» **Problem to work on**: Filter the entries below, keeping only lines with the word "matplotlib".

» **Material to process**:
START

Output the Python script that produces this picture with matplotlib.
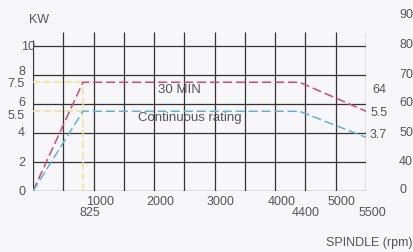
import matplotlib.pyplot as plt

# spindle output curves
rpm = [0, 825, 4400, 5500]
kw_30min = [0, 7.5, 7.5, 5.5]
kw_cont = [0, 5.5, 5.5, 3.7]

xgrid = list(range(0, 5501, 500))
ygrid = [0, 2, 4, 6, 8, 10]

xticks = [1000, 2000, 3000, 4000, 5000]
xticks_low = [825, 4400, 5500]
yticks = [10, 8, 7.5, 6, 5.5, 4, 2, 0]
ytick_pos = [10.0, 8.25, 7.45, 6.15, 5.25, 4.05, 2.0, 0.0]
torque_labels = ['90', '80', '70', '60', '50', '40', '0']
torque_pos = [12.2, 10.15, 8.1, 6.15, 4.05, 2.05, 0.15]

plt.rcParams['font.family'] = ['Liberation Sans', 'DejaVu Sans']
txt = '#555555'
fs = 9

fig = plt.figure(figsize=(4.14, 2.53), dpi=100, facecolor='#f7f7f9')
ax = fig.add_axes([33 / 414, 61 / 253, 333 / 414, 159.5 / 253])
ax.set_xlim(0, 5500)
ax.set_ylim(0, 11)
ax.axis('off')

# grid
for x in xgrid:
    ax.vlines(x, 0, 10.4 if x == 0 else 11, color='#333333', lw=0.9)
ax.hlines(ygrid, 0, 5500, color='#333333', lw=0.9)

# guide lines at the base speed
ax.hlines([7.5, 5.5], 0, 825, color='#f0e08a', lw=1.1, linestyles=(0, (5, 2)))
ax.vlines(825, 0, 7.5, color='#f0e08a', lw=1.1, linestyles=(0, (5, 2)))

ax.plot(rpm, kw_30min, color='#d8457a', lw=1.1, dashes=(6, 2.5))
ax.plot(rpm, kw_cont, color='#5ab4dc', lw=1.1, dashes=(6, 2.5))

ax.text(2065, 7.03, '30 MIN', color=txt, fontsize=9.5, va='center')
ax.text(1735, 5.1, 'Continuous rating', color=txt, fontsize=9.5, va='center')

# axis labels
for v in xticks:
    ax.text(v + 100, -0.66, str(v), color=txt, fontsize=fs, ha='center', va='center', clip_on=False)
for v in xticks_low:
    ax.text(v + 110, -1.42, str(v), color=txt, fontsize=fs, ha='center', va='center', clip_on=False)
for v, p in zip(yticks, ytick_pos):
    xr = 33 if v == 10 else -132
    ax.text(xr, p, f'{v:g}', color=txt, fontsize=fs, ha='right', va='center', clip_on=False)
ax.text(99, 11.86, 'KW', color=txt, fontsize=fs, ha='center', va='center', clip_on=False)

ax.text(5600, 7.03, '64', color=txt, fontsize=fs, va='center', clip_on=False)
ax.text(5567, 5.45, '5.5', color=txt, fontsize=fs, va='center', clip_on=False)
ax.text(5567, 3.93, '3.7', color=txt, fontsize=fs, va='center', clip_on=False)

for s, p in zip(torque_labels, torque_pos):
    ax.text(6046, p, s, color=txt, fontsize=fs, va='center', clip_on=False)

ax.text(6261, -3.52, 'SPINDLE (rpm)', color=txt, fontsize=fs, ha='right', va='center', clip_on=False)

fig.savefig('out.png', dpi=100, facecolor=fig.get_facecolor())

END
START

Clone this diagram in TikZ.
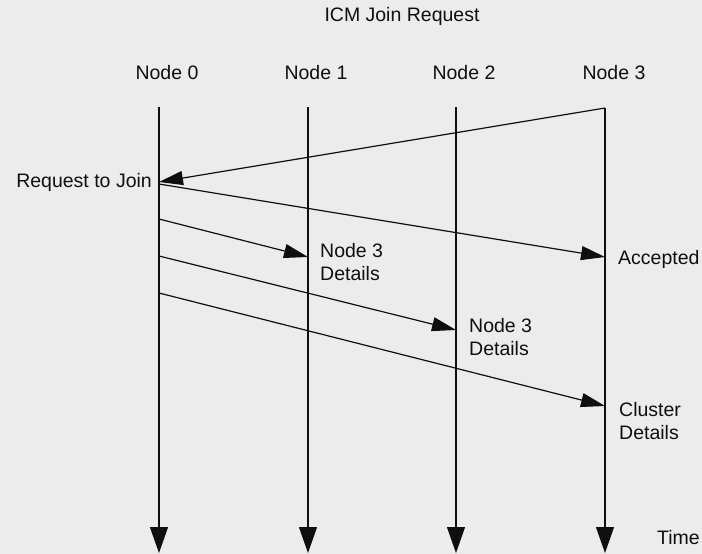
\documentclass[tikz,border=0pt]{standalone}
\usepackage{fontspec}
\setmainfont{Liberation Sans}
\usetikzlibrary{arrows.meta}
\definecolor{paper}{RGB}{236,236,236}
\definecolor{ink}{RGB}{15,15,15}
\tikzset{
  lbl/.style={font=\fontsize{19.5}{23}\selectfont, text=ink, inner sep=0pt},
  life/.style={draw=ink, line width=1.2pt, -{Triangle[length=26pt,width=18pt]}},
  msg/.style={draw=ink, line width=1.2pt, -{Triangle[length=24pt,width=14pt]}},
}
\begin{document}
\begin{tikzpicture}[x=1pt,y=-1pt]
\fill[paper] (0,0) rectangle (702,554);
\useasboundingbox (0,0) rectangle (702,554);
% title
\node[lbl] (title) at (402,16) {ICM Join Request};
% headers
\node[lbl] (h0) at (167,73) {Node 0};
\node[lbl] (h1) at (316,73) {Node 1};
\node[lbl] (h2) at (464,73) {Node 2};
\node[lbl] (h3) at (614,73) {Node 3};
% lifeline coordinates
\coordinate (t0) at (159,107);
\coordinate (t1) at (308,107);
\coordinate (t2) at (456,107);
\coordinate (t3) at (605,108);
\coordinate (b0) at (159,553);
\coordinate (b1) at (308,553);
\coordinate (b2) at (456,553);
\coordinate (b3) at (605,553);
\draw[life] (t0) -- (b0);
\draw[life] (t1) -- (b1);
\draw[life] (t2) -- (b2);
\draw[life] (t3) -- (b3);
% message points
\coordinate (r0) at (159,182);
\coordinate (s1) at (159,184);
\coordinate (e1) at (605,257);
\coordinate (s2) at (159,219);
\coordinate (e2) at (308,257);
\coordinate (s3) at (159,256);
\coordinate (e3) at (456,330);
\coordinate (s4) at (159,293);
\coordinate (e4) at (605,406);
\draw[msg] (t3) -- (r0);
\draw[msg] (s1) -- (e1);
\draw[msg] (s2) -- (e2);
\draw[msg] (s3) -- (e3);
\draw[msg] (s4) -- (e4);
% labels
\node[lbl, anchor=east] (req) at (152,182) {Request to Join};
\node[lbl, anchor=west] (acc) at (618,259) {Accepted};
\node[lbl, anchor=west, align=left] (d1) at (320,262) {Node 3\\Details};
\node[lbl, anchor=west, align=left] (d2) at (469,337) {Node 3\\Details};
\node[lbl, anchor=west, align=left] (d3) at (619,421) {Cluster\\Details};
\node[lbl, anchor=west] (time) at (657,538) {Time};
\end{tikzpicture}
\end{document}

END

» **Solved exercise**:
Output the Python script that produces this picture with matplotlib.
import matplotlib.pyplot as plt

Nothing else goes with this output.